Родион стиснул зубы – ишь, как не повезло его… его… аватару, что ли? Или – брату? Ну, надо же – гангрена! После перелома? С чего? Неужели, перелом-то открытый был да занесли какую-нибудь заразу? Жаль, жаль…
Радомир вовсе не желал аватару ничего плохого, все же собираясь жить с ним параллельно, нигде специально не пересекаясь. Трудно, конечно, придется без старых друзей, но коли уж на то пошло – со временем появятся новые. Тем более – Хильда сейчас с ним. Хильда… Кстати, где она?
Молодой человек поискал глазами супругу… И не нашел. Не было ее ни под березкою, ни вообще где-то рядом… Может, в сквер возле здания станичной администрации пошла? Во-он, сквер-то, недалече… и народу там толпится порядочно. Представление, что ли, какое? Или случилось что?
Рад поспешно зашагал к скверику, уже понимая, что случилось нечто плохое, и лишь надеялся, что не с Хильдой.
– Доктора, доктора вызывайте, – подходя, услыхал молодой человек.
– Да позвонили уже Юрию Всеволодычу… Сказал – сейчас приедет.
Родион быстро схватил за локоть пробегавшего мимо парня:
– Эй, пацан. Что тут случилось-то?
– Девчонке какой-то плохо стало. Наверное, солнцем голову напекло. Бывает.
– Что-о?
– Во-он она на скамейке лежит… в драных шортах.
Расталкивая плечом столпившийся любопытный народ, молодой человек пробился к скамейке и ахнул:
– Хильда! Родная…
Глянул на бледную, лежавшую с закрытыми глазами, жену… и тут же ощутил удар! Словно бы кто-то треснул обухом по затылку. В глазах потемнело, и ноги вдруг стали ватными, так, что и не удержишься, не устоишь. Молодой человек и не устоял – потеряв сознание, повалился прямо на разбитую рядом клумбу.

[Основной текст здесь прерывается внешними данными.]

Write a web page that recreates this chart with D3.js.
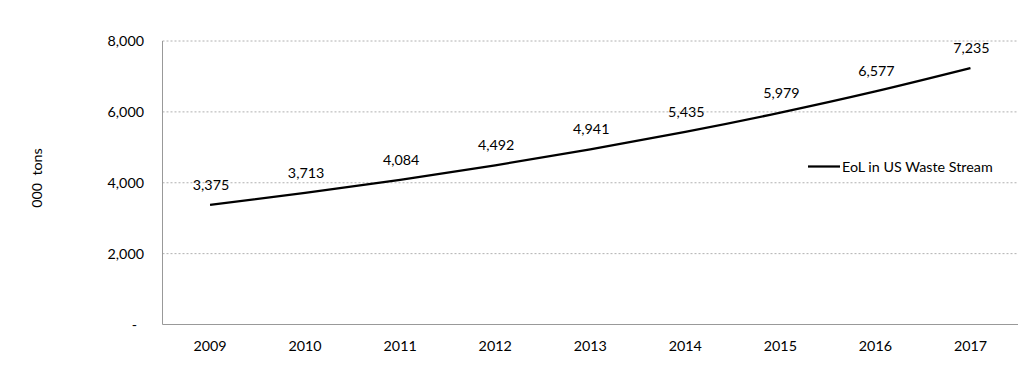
<!DOCTYPE html>
<html>
  <head>
    <meta charset="utf-8" />
    <script src="https://d3js.org/d3.v7.min.js"></script>
    <style>
      body { margin: 0; background: #fff; }
      text { font-family: Lato, "Open Sans", sans-serif; font-size: 14.3px; fill: #000; }
    </style>
  </head>
  <body>
    <svg id="viz"></svg>
    <script>
      var years = ["2009", "2010", "2011", "2012", "2013", "2014", "2015", "2016", "2017"];
      var values = [3375, 3713, 4084, 4492, 4941, 5435, 5979, 6577, 7235];
      var yTicks = [0, 2000, 4000, 6000, 8000];
      var seriesName = "EoL in US Waste Stream";

      var width = 1020, height = 371;
      var margin = {top: 41, right: 2, bottom: 46.5, left: 162.5};

      var svg = d3.select("#viz").attr("width", width).attr("height", height);

      var x = d3.scaleBand()
          .domain(years)
          .range([margin.left, width - margin.right]);

      var y = d3.scaleLinear()
          .domain([0, 8000])
          .range([height - margin.bottom, margin.top]);

      var fmt = d3.format(",");

      // gridlines
      svg.append("g").selectAll("line")
          .data(yTicks.filter(function(d) { return d > 0; }))
          .enter().append("line")
          .attr("x1", margin.left).attr("x2", width - margin.right)
          .attr("y1", function(d) { return y(d); })
          .attr("y2", function(d) { return y(d); })
          .attr("stroke", "#b0b0b0")
          .attr("stroke-dasharray", "2,2")
          .attr("stroke-width", 1);

      // axes lines
      svg.append("line")
          .attr("x1", margin.left).attr("x2", margin.left)
          .attr("y1", y(8000)).attr("y2", y(0))
          .attr("stroke", "#999").attr("stroke-width", 1);
      svg.append("line")
          .attr("x1", margin.left).attr("x2", width - margin.right)
          .attr("y1", y(0)).attr("y2", y(0))
          .attr("stroke", "#999").attr("stroke-width", 1);

      // y tick labels
      svg.append("g").selectAll("text")
          .data(yTicks)
          .enter().append("text")
          .attr("x", function(d) { return d === 0 ? 137 : 144; })
          .attr("y", function(d) { return y(d) + 5; })
          .attr("text-anchor", "end")
          .text(function(d) { return d === 0 ? "-" : fmt(d); });

      // x labels
      svg.append("g").selectAll("text")
          .data(years)
          .enter().append("text")
          .attr("x", function(d) { return x(d) + x.bandwidth() / 2; })
          .attr("y", 351)
          .attr("text-anchor", "middle")
          .text(function(d) { return d; });

      // y title
      svg.append("text")
          .attr("transform", "translate(42,178) rotate(-90)")
          .attr("text-anchor", "middle")
          .attr("xml:space", "preserve")
          .text("000  tons");

      // line
      var line = d3.line()
          .x(function(d, i) { return x(years[i]) + x.bandwidth() / 2; })
          .y(function(d) { return y(d); })
          .curve(d3.curveMonotoneX);

      svg.append("path")
          .datum(values)
          .attr("d", line)
          .attr("fill", "none")
          .attr("stroke", "#000")
          .attr("stroke-width", 2.25);

      // data labels
      svg.append("g").selectAll("text")
          .data(values)
          .enter().append("text")
          .attr("x", function(d, i) { return x(years[i]) + x.bandwidth() / 2 + 1; })
          .attr("y", function(d) { return y(d) - 15; })
          .attr("text-anchor", "middle")
          .text(function(d) { return fmt(d); });

      // legend
      svg.append("line")
          .attr("x1", 808).attr("x2", 840)
          .attr("y1", 166.5).attr("y2", 166.5)
          .attr("stroke", "#000").attr("stroke-width", 2.25);
      svg.append("text")
          .attr("x", 842).attr("y", 172)
          .text(seriesName);
    </script>
  </body>
</html>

Жрец Влекумер, худой, узкобородый, с крючковатым носом, хищно осклабясь и подпрыгивая, изо всех сил колотил в бубен. На шее его билось, словно живое, ожерелье из высушенных змеиных голов, руки покраснели от крови только что принесенного в жертву козла, голова которого красовалась здесь же – у корней старого дуба. И там же, рядом с мертвой козлиной головой, вытянувшись, недвижно лежала Хильда. Бледная, как сама смерть, в длинной белой тунике… словно в саване.
– Чур, меня, чур! – прыгая, потрясал бубном навий. Грязные космы его, растрепавшись, бились за спиной, подобно крыльям падальщика грифа.

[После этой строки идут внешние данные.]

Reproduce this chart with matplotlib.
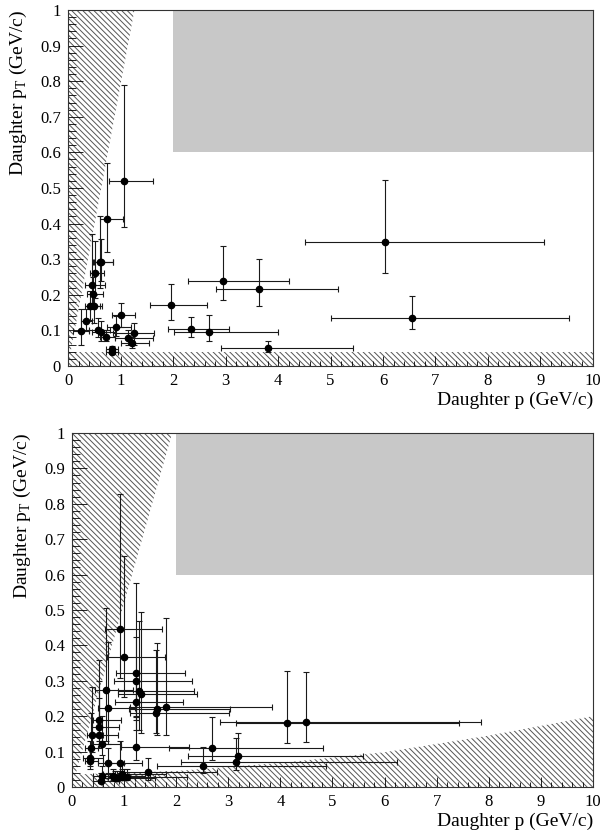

– Чур, меня, чур! О Сварог, Сварог венценосный! О Мокошь – мать сыра земля. Прими к себе всех, прими, прими!
Рад вздрогнул, внезапно увидев рядом с Хильдой… себя самого… даже двух! И оба лежали мертвее мертвого. Один – с бородкой и длинными волосами, в роскошной тунике, с мечом на богато украшенной перевязи – князь! Другой – совсем еще юноша с укутанной гипсом ногой.

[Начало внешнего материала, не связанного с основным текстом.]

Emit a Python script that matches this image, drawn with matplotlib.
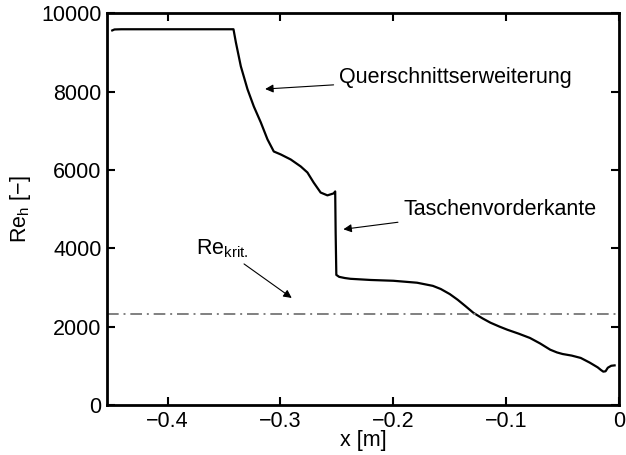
import matplotlib
matplotlib.use("Agg")
import matplotlib.pyplot as plt
import numpy as np

plt.rcParams['font.family'] = ['Liberation Sans', 'DejaVu Sans']

x_vals = [-0.449, -0.447, -0.441, -0.400, -0.3416, -0.3395, -0.3351, -0.3292, -0.3236, -0.3174,
          -0.3115, -0.3059, -0.2997, -0.2909, -0.2820, -0.2761, -0.2706, -0.2644, -0.2584, -0.2529,
          -0.2515, -0.2511, -0.2505, -0.2480, -0.2430, -0.2380, -0.2200, -0.2000, -0.1790, -0.1650,
          -0.1580, -0.1500, -0.1430, -0.1360, -0.1290, -0.1210, -0.1140, -0.1060, -0.0990, -0.0890,
          -0.0790, -0.0700, -0.0610, -0.0550, -0.0500, -0.0420, -0.0340, -0.0260, -0.0190, -0.0160,
          -0.0140, -0.0120, -0.0100, -0.0070, -0.0040]
re_vals = [9560, 9585, 9590, 9590, 9590, 9258, 8645, 8060, 7620, 7212,
           6780, 6470, 6394, 6266, 6087, 5934, 5678, 5422, 5350, 5400,
           5450, 4400, 3320, 3270, 3240, 3220, 3190, 3170, 3120, 3040,
           2960, 2830, 2685, 2520, 2350, 2210, 2100, 2000, 1920, 1820,
           1710, 1570, 1410, 1340, 1300, 1260, 1200, 1080, 960, 890,
           850, 860, 950, 1000, 1010]
re_krit = 2320

xticks = [-0.4, -0.3, -0.2, -0.1, 0]
yticks = [0, 2000, 4000, 6000, 8000, 10000]

fig = plt.figure(figsize=(6.26, 4.55), dpi=100)
ax = fig.add_axes([0.171, 0.110, 0.818, 0.861])

ax.plot(x_vals, re_vals, color='black', lw=1.6, solid_joinstyle='round')
ax.axhline(re_krit, color='#808080', lw=1.4, ls=(0, (6, 2.5, 1, 2.5)))

ax.set_xlim(-0.4536, 0)
ax.set_ylim(0, 10000)
ax.set_xticks(xticks)
ax.set_xticklabels(['\u22120.4', '\u22120.3', '\u22120.2', '\u22120.1', '0'])
ax.set_yticks(yticks)
fs = 15.5
ax.tick_params(direction='in', top=True, right=True, length=6, width=1.5, labelsize=fs, pad=4)
for s in ax.spines.values():
    s.set_linewidth(2)

ax.set_xlabel('x [m]', fontsize=fs, labelpad=-1)
ax.set_ylabel('Re$_\\mathregular{h}$ [\u2212]', fontsize=fs, labelpad=6)

ap = dict(arrowstyle='-|>', color='black', lw=0.8, mutation_scale=12)
ax.annotate('Querschnittserweiterung', xy=(-0.316, 8060), xytext=(-0.248, 8360),
            fontsize=fs, va='center', ha='left', arrowprops=ap)
ax.annotate('Taschenvorderkante', xy=(-0.2467, 4475), xytext=(-0.191, 5000),
            fontsize=fs, va='center', ha='left', arrowprops=ap)
ax.annotate('Re$_\\mathregular{krit.}$', xy=(-0.288, 2690), xytext=(-0.375, 4000),
            fontsize=fs, va='center', ha='left', arrowprops=ap)

fig.savefig('out.png', dpi=100)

Во, дела-то! И смешно, и страшно. Как в старом фильме получается – «чем больше сдадим, тем лучше».
– Смерть! Сме-е-ерть! – изогнувшись, вдруг взвыл Влекумер, отбросил бубен, обернулся к Раду… не к лежащему, нет… к тому – кто стоял, кто подошел только что.
Змеиные головы на жилистой шее жреца затрещали, ударившись друг о друга.
– Мать сыра земля, Мокошь, ждет вас! – погрозив пальцем, спокойно, без всякого надрыва, произнес навий. – Скоро вы все умрете, все.
Сказал словно бы между прочим. Так вот, предупредил и все. И повернулся, ушел, вновь запрыгал у дуба.
Правда, чуть погодя, обернулся, видно решил пояснить кое-что. Промолвил вот так же просто, совершенно без эмоций, как если бы ставил диагноз опытный врач:
– Все умрете. И ты, Радомир-княже, и жена твоя готка… И тот, кем ты раньше был.